The peasants have taken upon themselves the burden of three terrible sins against God and man; by this they have merited death in body and soul ... they have sworn to be true and faithful, submissive and obedient, to their rulers ... now deliberately and violently breaking this oath ... they are starting a rebellion, and are violently robbing and plundering monasteries and castles which are not theirs ... they have doubly deserved death in body and soul as highwaymen and murderers ... they cloak this terrible and horrible sin with the gospel ... thus they become the worst blasphemers of God and slanderers of his holy name

Luther goes so far as to justify the actions of the princes against the peasants, even when it involves acts of violence. He feels that they can be punished by the lords on the basis that they have "become faithless, perjured, disobedient, rebellious, murderers, robbers, and blasphemers, whom even a heathen ruler has the right and authority to punish". He even venerates those who fight against the peasants, stating that "anyone who is killed fighting on the side of the rulers may be a true martyr in the eyes of God". He closes with a sort of disclaimer, "if anyone thinks this too harsh, let him remember that rebellion is intolerable and that the destruction of the world is to be expected every hour". One of the reasons why Luther urged that the secular authorities crush the peasant rebellion was because of St. Paul's teaching of the doctrine of divine right of kings in , which says that all the authorities are appointed by God, and should not therefore be resisted.

===Open Letter on the Harsh Book Against the Peasants===
As Against the Peasants was published, Müntzer's forces were defeated, and he was captured. On 27 May, Thomas Müntzer confessed before his execution. Three days later, Luther wrote again to Johann Rühel and confided, "Well, whoever has seen Müntzer can say that he has seen the devil in the flesh in his greatest wrath. O Lord God, wherever such a spirit is in the peasants, how high time it is that they are strangled like mad dogs!" His pique had not subsided, even though the war was all but over.

The peasants felt betrayed by Luther's change of position between his two pamphlets. His support in Admonition had turned to vitriol mere weeks later. His friends urged him to retract Against the Peasants.
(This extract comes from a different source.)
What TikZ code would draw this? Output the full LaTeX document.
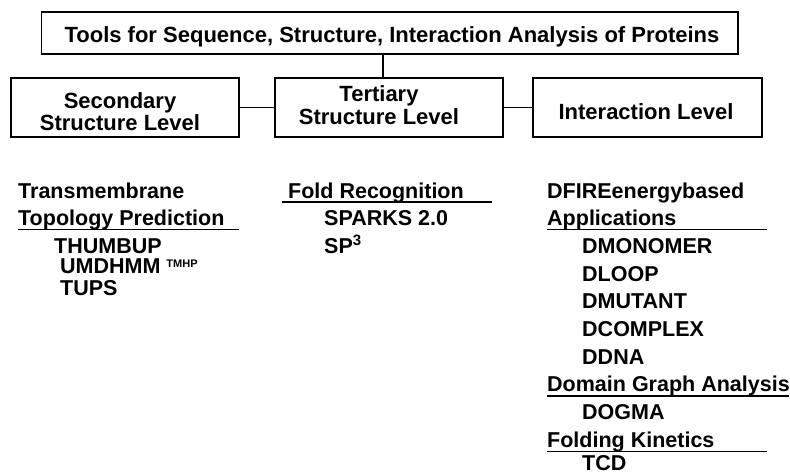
\documentclass[tikz,border=0pt]{standalone}
\usepackage{fontspec}
\setmainfont{Liberation Sans}
\begin{document}
\begin{tikzpicture}[x=1pt,y=-1pt,
  box/.style={draw,line width=1.3pt,rectangle,inner sep=0pt},
  txt/.style={font=\bfseries\fontsize{21.5}{24}\selectfont,inner sep=0pt,anchor=base west},
  ctxt/.style={font=\bfseries\fontsize{22}{24}\selectfont,inner sep=0pt,anchor=base,align=center},
  uline/.style={line width=1.2pt},
  conn/.style={line width=1.1pt}]
\useasboundingbox (0,0) rectangle (790,472);
% boxes
\node[box,minimum width=696.5pt,minimum height=42pt] (top) at (389.75,33) {};
\node[box,minimum width=228pt,minimum height=59pt] (sec) at (125,107.5) {};
\node[box,minimum width=228pt,minimum height=59pt] (ter) at (389,107.5) {};
\node[box,minimum width=229pt,minimum height=59pt] (int) at (647.5,107.5) {};
% box texts
\node[ctxt] (toptxt) at (392,42) {Tools for Sequence, Structure, Interaction Analysis of Proteins};
\node[ctxt] (sec1) at (120,108) {Secondary};
\node[ctxt] (sec2) at (120,130) {Structure Level};
\node[ctxt] (ter1) at (379,101) {Tertiary};
\node[ctxt] (ter2) at (379,124) {Structure Level};
\node[ctxt] (int1) at (646,119) {Interaction Level};
% connectors
\coordinate (v) at (383,0);
\draw[conn] (top.south -| v) -- (ter.north -| v);
\draw[conn] (sec.east) -- (ter.west);
\draw[conn] (ter.east) -- (int.west);
% left column
\node[txt] (l1) at (18,198) {Transmembrane};
\node[txt] (l2) at (18,225.7) {Topology Prediction};
\node[txt] (l3) at (54,253.4) {THUMBUP};
\node[txt] (l4) at (60,273.5) {UMDHMM \raisebox{6pt}{\fontsize{11}{11}\selectfont TMHP}};
\node[txt] (l5) at (60,295) {TUPS};
\draw[uline] ([yshift=-4pt]l2.base west) -- ++(221,0);
% middle column
\node[txt] (m1) at (288,198) {Fold Recognition};
\node[txt] (m2) at (324,225.7) {SPARKS 2.0};
\node[txt] (m3) at (324,253.4) {SP\textsuperscript{3}};
\draw[uline] ([yshift=-4pt,xshift=-6pt]m1.base west) -- ++(210,0);
% right column
\node[txt] (r1) at (547,198) {DFIREenergybased};
\node[txt] (r2) at (547,225.7) {Applications};
\node[txt] (r3) at (582,253.4) {DMONOMER};
\node[txt] (r4) at (582,281.1) {DLOOP};
\node[txt] (r5) at (582,308.8) {DMUTANT};
\node[txt] (r6) at (582,336.5) {DCOMPLEX};
\node[txt] (r7) at (582,364.2) {DDNA};
\node[txt] (r8) at (547,391.9) {Domain Graph Analysis};
\node[txt] (r9) at (582,419.6) {DOGMA};
\node[txt] (r10) at (547,447.3) {Folding Kinetics};
\node[txt] (r11) at (582,470.5) {TCD};
\draw[uline] ([yshift=-4pt]r2.base west) -- ++(220,0);
\draw[uline] ([yshift=-4pt]r8.base west) -- ++(242,0);
\draw[uline] ([yshift=-4pt]r10.base west) -- ++(220,0);
\end{tikzpicture}
\end{document}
After a few months, he decided a formal explanation was required. He wrote An Open Letter on the Harsh Book Against the Peasants to the chancellor of Mansfeld Caspar Müller. He defends his previous writings, and states that it is the duty of a Christian to "suffer injustice, not to seize the sword and take to violence". He defends the 'harshness' that he used, stating that "a rebel is not worth rational arguments, for he does not accept them. You have to answer people like that with a fist, until the sweat drips off their noses". He also states that the princes were too severe in their punishment of the peasants and would be punished by God for their behaviour.